-- START Data provided --

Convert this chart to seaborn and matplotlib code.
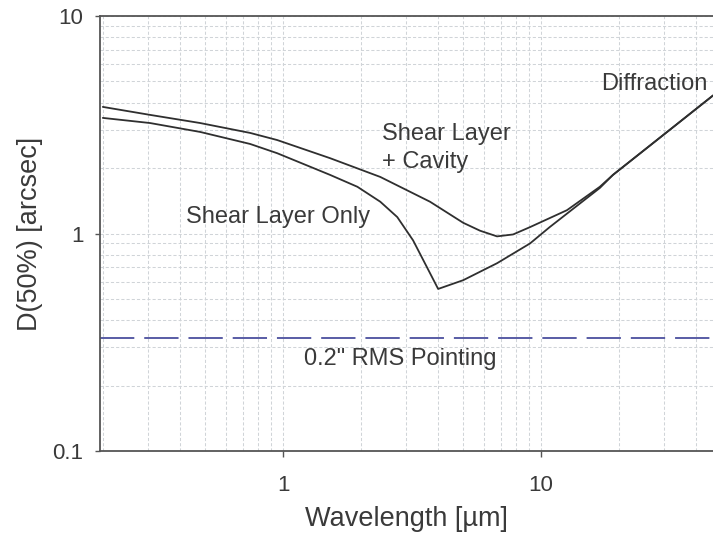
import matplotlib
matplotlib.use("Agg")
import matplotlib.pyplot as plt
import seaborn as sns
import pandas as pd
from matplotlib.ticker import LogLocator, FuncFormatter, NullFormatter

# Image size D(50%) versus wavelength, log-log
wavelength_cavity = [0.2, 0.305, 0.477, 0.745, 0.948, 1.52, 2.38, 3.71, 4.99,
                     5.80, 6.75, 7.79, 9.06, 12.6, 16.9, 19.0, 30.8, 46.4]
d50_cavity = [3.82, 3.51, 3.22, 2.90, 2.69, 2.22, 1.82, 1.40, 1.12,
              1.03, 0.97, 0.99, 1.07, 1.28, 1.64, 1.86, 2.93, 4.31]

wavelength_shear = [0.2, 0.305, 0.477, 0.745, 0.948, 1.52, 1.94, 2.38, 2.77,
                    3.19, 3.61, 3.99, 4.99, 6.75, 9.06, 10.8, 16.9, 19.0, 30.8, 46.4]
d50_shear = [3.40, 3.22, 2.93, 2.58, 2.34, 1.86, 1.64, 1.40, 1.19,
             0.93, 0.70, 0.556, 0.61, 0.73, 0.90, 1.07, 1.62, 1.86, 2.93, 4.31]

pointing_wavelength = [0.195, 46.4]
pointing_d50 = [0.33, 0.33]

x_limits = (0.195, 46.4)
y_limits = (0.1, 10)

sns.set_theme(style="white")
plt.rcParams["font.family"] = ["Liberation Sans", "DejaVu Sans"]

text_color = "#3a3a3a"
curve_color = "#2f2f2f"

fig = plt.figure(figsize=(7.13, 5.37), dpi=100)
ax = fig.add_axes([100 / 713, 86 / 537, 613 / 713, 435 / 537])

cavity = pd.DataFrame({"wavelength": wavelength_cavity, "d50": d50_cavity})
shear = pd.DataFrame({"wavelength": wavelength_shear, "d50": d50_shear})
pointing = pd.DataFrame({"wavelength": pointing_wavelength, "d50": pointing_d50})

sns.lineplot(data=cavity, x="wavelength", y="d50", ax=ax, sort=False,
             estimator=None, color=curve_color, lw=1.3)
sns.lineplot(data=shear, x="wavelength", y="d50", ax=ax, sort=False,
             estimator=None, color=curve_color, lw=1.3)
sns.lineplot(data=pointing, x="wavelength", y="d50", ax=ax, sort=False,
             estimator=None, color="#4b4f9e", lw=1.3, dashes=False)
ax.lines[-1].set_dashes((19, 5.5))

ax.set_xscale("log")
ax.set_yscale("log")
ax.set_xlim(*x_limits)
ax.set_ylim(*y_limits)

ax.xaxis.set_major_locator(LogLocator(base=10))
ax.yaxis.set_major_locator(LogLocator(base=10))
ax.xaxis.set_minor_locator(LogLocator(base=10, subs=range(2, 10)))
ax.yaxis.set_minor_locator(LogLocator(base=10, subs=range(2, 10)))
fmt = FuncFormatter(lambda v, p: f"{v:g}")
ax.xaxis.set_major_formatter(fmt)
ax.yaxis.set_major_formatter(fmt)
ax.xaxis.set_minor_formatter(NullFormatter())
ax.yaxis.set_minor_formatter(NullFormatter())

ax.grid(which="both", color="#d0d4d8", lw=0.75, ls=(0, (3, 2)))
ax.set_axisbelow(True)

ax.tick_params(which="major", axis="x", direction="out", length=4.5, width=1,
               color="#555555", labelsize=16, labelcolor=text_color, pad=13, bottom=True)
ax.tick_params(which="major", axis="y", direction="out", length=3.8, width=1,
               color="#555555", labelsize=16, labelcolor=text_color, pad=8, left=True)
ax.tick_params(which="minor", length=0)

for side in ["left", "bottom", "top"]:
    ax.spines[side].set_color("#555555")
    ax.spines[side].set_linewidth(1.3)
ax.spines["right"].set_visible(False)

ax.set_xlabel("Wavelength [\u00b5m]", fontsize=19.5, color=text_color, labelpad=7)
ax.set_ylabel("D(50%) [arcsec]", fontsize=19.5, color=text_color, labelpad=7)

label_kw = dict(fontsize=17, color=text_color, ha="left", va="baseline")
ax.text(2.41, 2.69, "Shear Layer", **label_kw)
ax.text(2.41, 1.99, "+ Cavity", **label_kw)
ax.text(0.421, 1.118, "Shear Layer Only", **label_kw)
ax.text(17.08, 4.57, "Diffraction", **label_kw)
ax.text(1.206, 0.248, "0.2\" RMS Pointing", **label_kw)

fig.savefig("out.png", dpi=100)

-- END Data provided --

◆ **Required task**: Without the pictures, return the listing above from its first line through the line that has "from matplotlib.ticker import".

◆ **Solution to this problem**:
Convert this chart to seaborn and matplotlib code.
import matplotlib
matplotlib.use("Agg")
import matplotlib.pyplot as plt
import seaborn as sns
import pandas as pd
from matplotlib.ticker import LogLocator, FuncFormatter, NullFormatter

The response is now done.